12. The gesture recognition apparatus according to claim 2, wherein the processing execution amount determination part determines the processing execution amount in proportion to an amount of change of an angle of an inclination of an finger which serves as the command body whose images are captured and is identified by the form monitoring part and

when the process identified by the gesture recognition part is a process for a focus point to be changed from any one of a plurality of options arranged in order, to another option, the processing execution amount is a number of options that shows how many options at intervals the focus point is moved.

13. The gesture recognition apparatus according to claim 1, wherein the processing execution amount determination part determines the processing execution amount on the basis of the change of the form of the command body that has started the movement.

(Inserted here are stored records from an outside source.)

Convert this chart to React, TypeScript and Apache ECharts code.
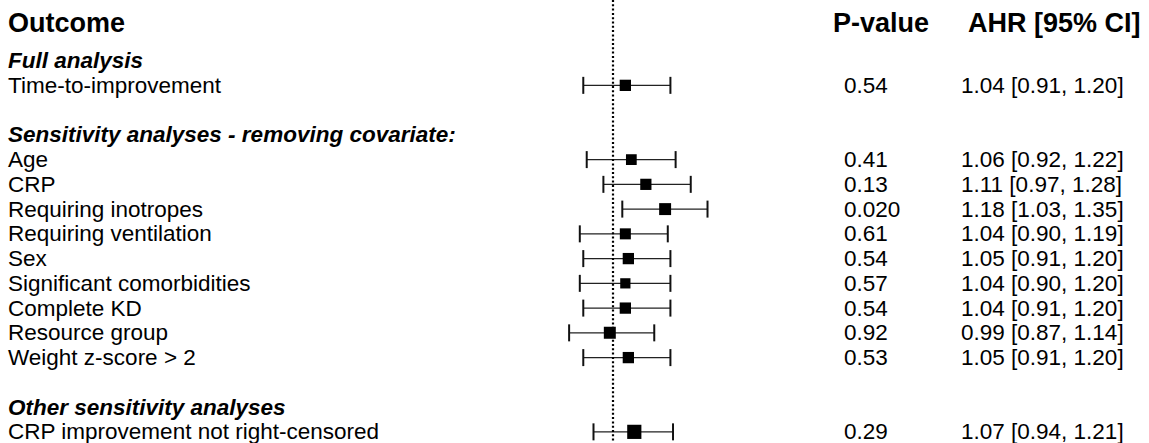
import React, { useEffect, useRef } from "react";
import * as echarts from "echarts";

// ---------- data ----------
const headers = ["Outcome", "P-value", "AHR [95% CI]"];
const sectionTitles = [
  "Full analysis",
  "Sensitivity analyses - removing covariate:",
  "Other sensitivity analyses",
];
const sectionCounts = [1, 9, 1];
const outcomes = [
  "Time-to-improvement",
  "Age",
  "CRP",
  "Requiring inotropes",
  "Requiring ventilation",
  "Sex",
  "Significant comorbidities",
  "Complete KD",
  "Resource group",
  "Weight z-score > 2",
  "CRP improvement not right-censored",
];
const ahr = [1.04, 1.06, 1.11, 1.18, 1.04, 1.05, 1.04, 1.04, 0.99, 1.05, 1.07];
const ciLow = [0.91, 0.92, 0.97, 1.03, 0.9, 0.91, 0.9, 0.91, 0.87, 0.91, 0.94];
const ciHigh = [1.2, 1.22, 1.28, 1.35, 1.19, 1.2, 1.2, 1.2, 1.14, 1.2, 1.21];
const pValues = ["0.54", "0.41", "0.13", "0.020", "0.61", "0.54", "0.57", "0.54", "0.92", "0.53", "0.29"];
const referenceLine = 1;

// ---------- layout ----------
const W = 1149;
const H = 443;
const FONT = 'Arial, "Liberation Sans", Helvetica, sans-serif';
const ROW_MIN = -2.4485;
const ROW_MAX = 15.4505;

type TextItem = { x: number; row: number; text: string; kind: "header" | "section" | "body" };

function buildRows() {
  const sectionRows: number[] = [];
  const itemRows: number[] = [];
  let row = 0;
  sectionCounts.forEach((c) => {
    sectionRows.push(row);
    row++;
    for (let i = 0; i < c; i++) {
      itemRows.push(row);
      row++;
    }
    row++;
  });
  return { sectionRows, itemRows };
}

export default function App() {
  const ref = useRef<HTMLDivElement>(null);

  useEffect(() => {
    document.body.style.margin = "0";
    if (!ref.current) return;
    const chart = echarts.init(ref.current, undefined, { renderer: "svg" });
    const { sectionRows, itemRows } = buildRows();

    const texts: TextItem[] = [];
    const headerRow = -1.5;
    const headerX = [8, 833, 968];
    headers.forEach((h, i) => texts.push({ x: headerX[i], row: headerRow, text: h, kind: "header" }));
    sectionTitles.forEach((s, i) => texts.push({ x: 8, row: sectionRows[i], text: s, kind: "section" }));
    outcomes.forEach((o, i) => {
      texts.push({ x: 8, row: itemRows[i], text: o, kind: "body" });
      texts.push({ x: 844, row: itemRows[i], text: pValues[i], kind: "body" });
      texts.push({
        x: 961,
        row: itemRows[i],
        text: `${ahr[i].toFixed(2)} [${ciLow[i].toFixed(2)}, ${ciHigh[i].toFixed(2)}]`,
        kind: "body",
      });
    });

    const forestData = outcomes.map((_, i) => [ahr[i], itemRows[i], ciLow[i], ciHigh[i]]);

    const option: any = {
      animation: false,
      backgroundColor: "#ffffff",
      grid: [
        { left: 0, top: 0, width: W, height: H },
        { left: 542.7, top: 0, width: 198, height: H },
      ],
      xAxis: [
        { type: "value", gridIndex: 0, min: 0, max: W, show: false },
        { type: "log", gridIndex: 1, min: 0.8, max: 1.5, show: false, logBase: 10 },
      ],
      yAxis: [
        { type: "value", gridIndex: 0, min: ROW_MIN, max: ROW_MAX, inverse: true, show: false },
        { type: "value", gridIndex: 1, min: ROW_MIN, max: ROW_MAX, inverse: true, show: false },
      ],
      series: [
        {
          type: "custom",
          xAxisIndex: 0,
          yAxisIndex: 0,
          silent: true,
          data: texts.map((t) => [t.x, t.row]),
          renderItem: (params: any, api: any) => {
            const t = texts[params.dataIndex];
            const p = api.coord([t.x, t.row]);
            const size = t.kind === "header" ? 27 : 22.5;
            return {
              type: "text",
              x: p[0],
              y: p[1],
              style: {
                text: t.text,
                fill: "#000",
                fontSize: size,
                fontFamily: FONT,
                fontWeight: t.kind === "body" ? "normal" : "bold",
                fontStyle: t.kind === "section" ? "italic" : "normal",
                align: "left",
                verticalAlign: "middle",
              },
            };
          },
        },
        {
          type: "custom",
          xAxisIndex: 1,
          yAxisIndex: 1,
          silent: true,
          data: forestData,
          renderItem: (params: any, api: any) => {
            const hr = api.value(0);
            const row = api.value(1);
            const lo = api.value(2);
            const hi = api.value(3);
            const pL = api.coord([lo, row]);
            const pH = api.coord([hi, row]);
            const pM = api.coord([hr, row]);
            const w = Math.log(hi / lo);
            const box = 11.3 * Math.pow(0.2766 / w, 2.5);
            const cap = 8.5;
            const ls = { stroke: "#222", lineWidth: 1.4 };
            return {
              type: "group",
              children: [
                { type: "line", shape: { x1: pL[0], y1: pL[1], x2: pH[0], y2: pH[1] }, style: ls },
                { type: "line", shape: { x1: pL[0], y1: pL[1] - cap, x2: pL[0], y2: pL[1] + cap }, style: { stroke: "#111", lineWidth: 2 } },
                { type: "line", shape: { x1: pH[0], y1: pH[1] - cap, x2: pH[0], y2: pH[1] + cap }, style: { stroke: "#111", lineWidth: 2 } },
                {
                  type: "rect",
                  shape: { x: pM[0] - box / 2, y: pM[1] - box / 2, width: box, height: box },
                  style: { fill: "#000" },
                },
              ],
            };
          },
          markLine: {
            silent: true,
            symbol: "none",
            label: { show: false },
            lineStyle: { color: "#000", width: 2.2, type: [2, 2.3], opacity: 1 },
            data: [{ xAxis: referenceLine }],
          },
        },
      ],
    };

    chart.setOption(option);
    return () => chart.dispose();
  }, []);

  return <div ref={ref} style={{ width: W, height: H }} />;
}
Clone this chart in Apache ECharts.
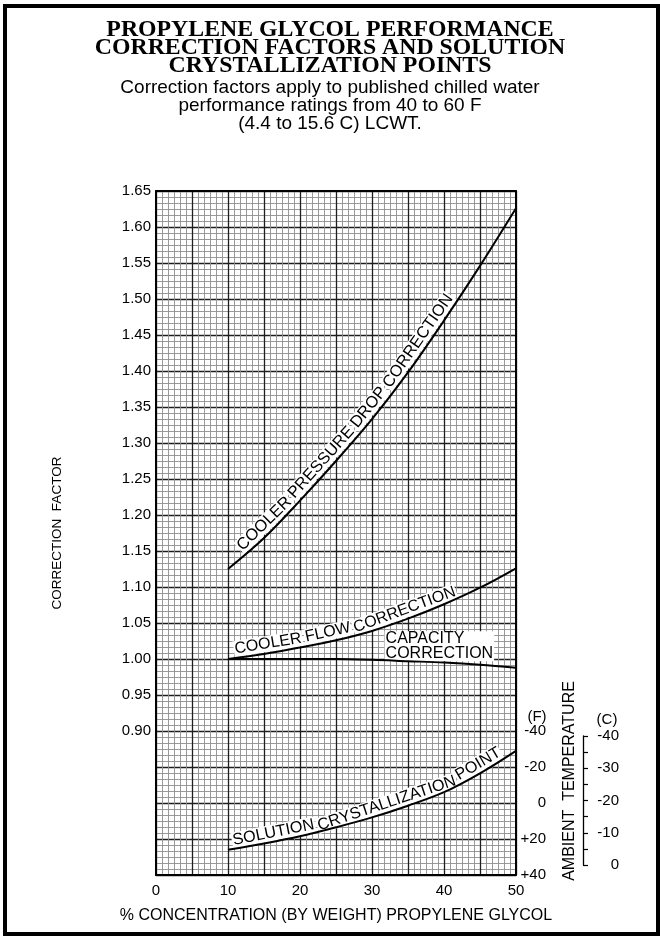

14. The gesture recognition apparatus according to claim 1, wherein the processing execution amount determination part determines the processing execution amount on the basis of a change of a form of a second command body whose images are captured, which is different from the command body that has started the movement.

15. An electronic device comprising: a gesture recognition apparatus according to claim 1;

an image-capturing unit for providing captured images obtained by capturing images of the command body to the gesture recognition apparatus; and

a processing execution entity for executing the process identified by the gesture recognition apparatus in accordance with the processing execution amount determined by the gesture recognition apparatus.

16. The electronic device according to claim 15, wherein when the process identified by the gesture recognition part is a process for a focus point to be changed from any one of a plurality of options arranged in order, to another option, the processing execution amount determined by the gesture recognition apparatus is a number of options that shows how many options at intervals the focus point is moved, and the processing execution entity moves the focus point at intervals of options whose number is determined by the gesture recognition apparatus.

17. A gesture recognition method comprising:

a gesture recognition step that recognizes gesture based on a trajectory of movement of a command body whose images are captured, and identifies a process corresponding to the recognized gesture as a process to be executed by a processing execution entity; and

a processing execution amount determining step that determines a processing execution amount of the process to be executed by the processing execution entity which is identified by the gesture recognition step,

wherein in the processing execution amount determining step, the processing execution amount is determined based on a change of a form of the command body whose images have been captured.

18. A control program for causing a computer to function as each part of the gesture recognition apparatus according to claim 1.

19. A computer-readable recording medium recorded with a control program according to claim 18.